- _SET PROBLEM_
Below is some material; set it all down exactly, apart from the pictures.

** Begin RAW DATA **

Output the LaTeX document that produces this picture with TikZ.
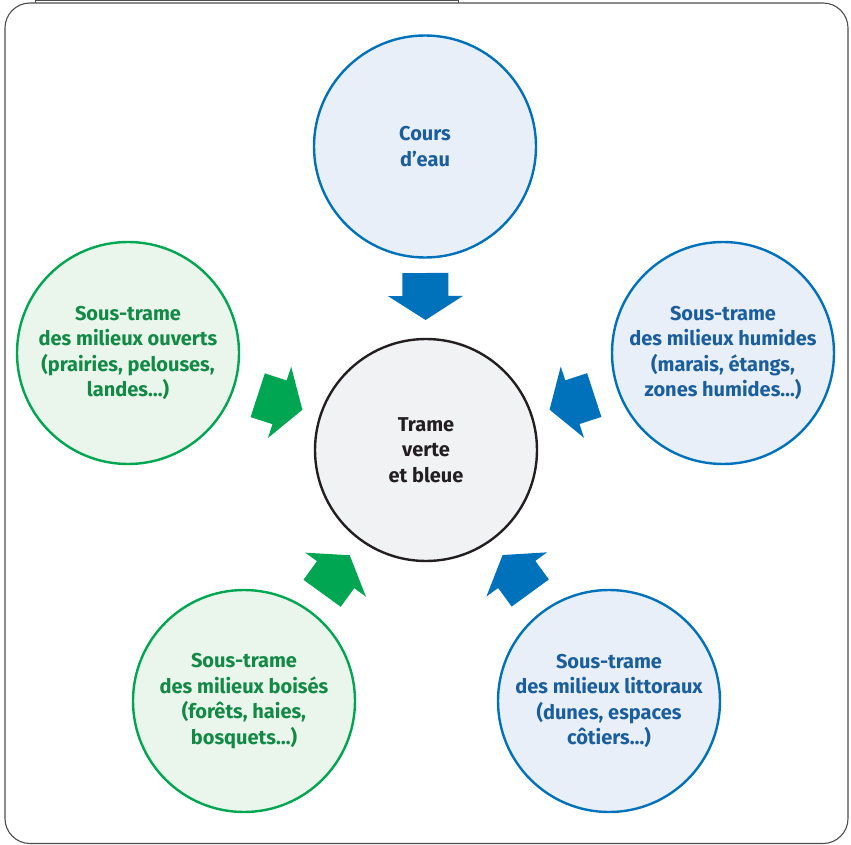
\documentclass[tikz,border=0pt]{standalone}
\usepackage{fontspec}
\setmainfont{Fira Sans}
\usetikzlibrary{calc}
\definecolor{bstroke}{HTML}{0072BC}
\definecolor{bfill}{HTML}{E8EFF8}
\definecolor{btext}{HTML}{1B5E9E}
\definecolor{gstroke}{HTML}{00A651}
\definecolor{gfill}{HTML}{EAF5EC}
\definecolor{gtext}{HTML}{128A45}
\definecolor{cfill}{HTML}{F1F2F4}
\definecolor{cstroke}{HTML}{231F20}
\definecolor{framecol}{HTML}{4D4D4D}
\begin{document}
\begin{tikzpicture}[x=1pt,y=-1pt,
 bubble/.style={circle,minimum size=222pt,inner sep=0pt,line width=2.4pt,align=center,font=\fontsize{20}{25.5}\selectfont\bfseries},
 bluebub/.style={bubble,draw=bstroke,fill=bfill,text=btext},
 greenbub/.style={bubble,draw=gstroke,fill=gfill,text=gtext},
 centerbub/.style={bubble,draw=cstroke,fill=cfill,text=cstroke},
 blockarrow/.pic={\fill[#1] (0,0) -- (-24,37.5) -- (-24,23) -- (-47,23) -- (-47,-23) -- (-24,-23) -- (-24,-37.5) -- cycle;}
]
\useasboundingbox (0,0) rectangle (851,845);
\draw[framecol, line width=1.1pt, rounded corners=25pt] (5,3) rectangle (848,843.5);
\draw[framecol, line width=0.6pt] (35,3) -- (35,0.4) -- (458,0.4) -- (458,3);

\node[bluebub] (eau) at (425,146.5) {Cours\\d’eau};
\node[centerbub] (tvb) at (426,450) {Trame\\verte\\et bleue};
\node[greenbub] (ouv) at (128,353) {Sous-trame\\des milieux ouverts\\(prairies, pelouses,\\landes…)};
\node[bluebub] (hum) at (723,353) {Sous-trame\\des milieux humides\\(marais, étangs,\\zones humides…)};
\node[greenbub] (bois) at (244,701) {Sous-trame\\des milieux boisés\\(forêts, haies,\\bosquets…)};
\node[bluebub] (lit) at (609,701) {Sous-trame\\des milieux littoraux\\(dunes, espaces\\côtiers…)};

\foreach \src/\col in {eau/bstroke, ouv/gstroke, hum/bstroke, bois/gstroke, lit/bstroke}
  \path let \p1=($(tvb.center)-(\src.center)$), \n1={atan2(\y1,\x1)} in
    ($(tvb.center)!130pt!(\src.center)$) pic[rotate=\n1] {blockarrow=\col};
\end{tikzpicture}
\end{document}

** End RAW DATA **

- _RESPONSE FOR THIS EXERCISE_
Output the LaTeX document that produces this picture with TikZ.
\documentclass[tikz,border=0pt]{standalone}
\usepackage{fontspec}
\setmainfont{Fira Sans}
\usetikzlibrary{calc}
\definecolor{bstroke}{HTML}{0072BC}
\definecolor{bfill}{HTML}{E8EFF8}
\definecolor{btext}{HTML}{1B5E9E}
\definecolor{gstroke}{HTML}{00A651}
\definecolor{gfill}{HTML}{EAF5EC}
\definecolor{gtext}{HTML}{128A45}
\definecolor{cfill}{HTML}{F1F2F4}
\definecolor{cstroke}{HTML}{231F20}
\definecolor{framecol}{HTML}{4D4D4D}
\begin{document}
\begin{tikzpicture}[x=1pt,y=-1pt,
 bubble/.style={circle,minimum size=222pt,inner sep=0pt,line width=2.4pt,align=center,font=\fontsize{20}{25.5}\selectfont\bfseries},
 bluebub/.style={bubble,draw=bstroke,fill=bfill,text=btext},
 greenbub/.style={bubble,draw=gstroke,fill=gfill,text=gtext},
 centerbub/.style={bubble,draw=cstroke,fill=cfill,text=cstroke},
 blockarrow/.pic={\fill[#1] (0,0) -- (-24,37.5) -- (-24,23) -- (-47,23) -- (-47,-23) -- (-24,-23) -- (-24,-37.5) -- cycle;}
]
\useasboundingbox (0,0) rectangle (851,845);
\draw[framecol, line width=1.1pt, rounded corners=25pt] (5,3) rectangle (848,843.5);
\draw[framecol, line width=0.6pt] (35,3) -- (35,0.4) -- (458,0.4) -- (458,3);

\node[bluebub] (eau) at (425,146.5) {Cours\\d’eau};
\node[centerbub] (tvb) at (426,450) {Trame\\verte\\et bleue};
\node[greenbub] (ouv) at (128,353) {Sous-trame\\des milieux ouverts\\(prairies, pelouses,\\landes…)};
\node[bluebub] (hum) at (723,353) {Sous-trame\\des milieux humides\\(marais, étangs,\\zones humides…)};
\node[greenbub] (bois) at (244,701) {Sous-trame\\des milieux boisés\\(forêts, haies,\\bosquets…)};
\node[bluebub] (lit) at (609,701) {Sous-trame\\des milieux littoraux\\(dunes, espaces\\côtiers…)};

\foreach \src/\col in {eau/bstroke, ouv/gstroke, hum/bstroke, bois/gstroke, lit/bstroke}
  \path let \p1=($(tvb.center)-(\src.center)$), \n1={atan2(\y1,\x1)} in
    ($(tvb.center)!130pt!(\src.center)$) pic[rotate=\n1] {blockarrow=\col};
\end{tikzpicture}
\end{document}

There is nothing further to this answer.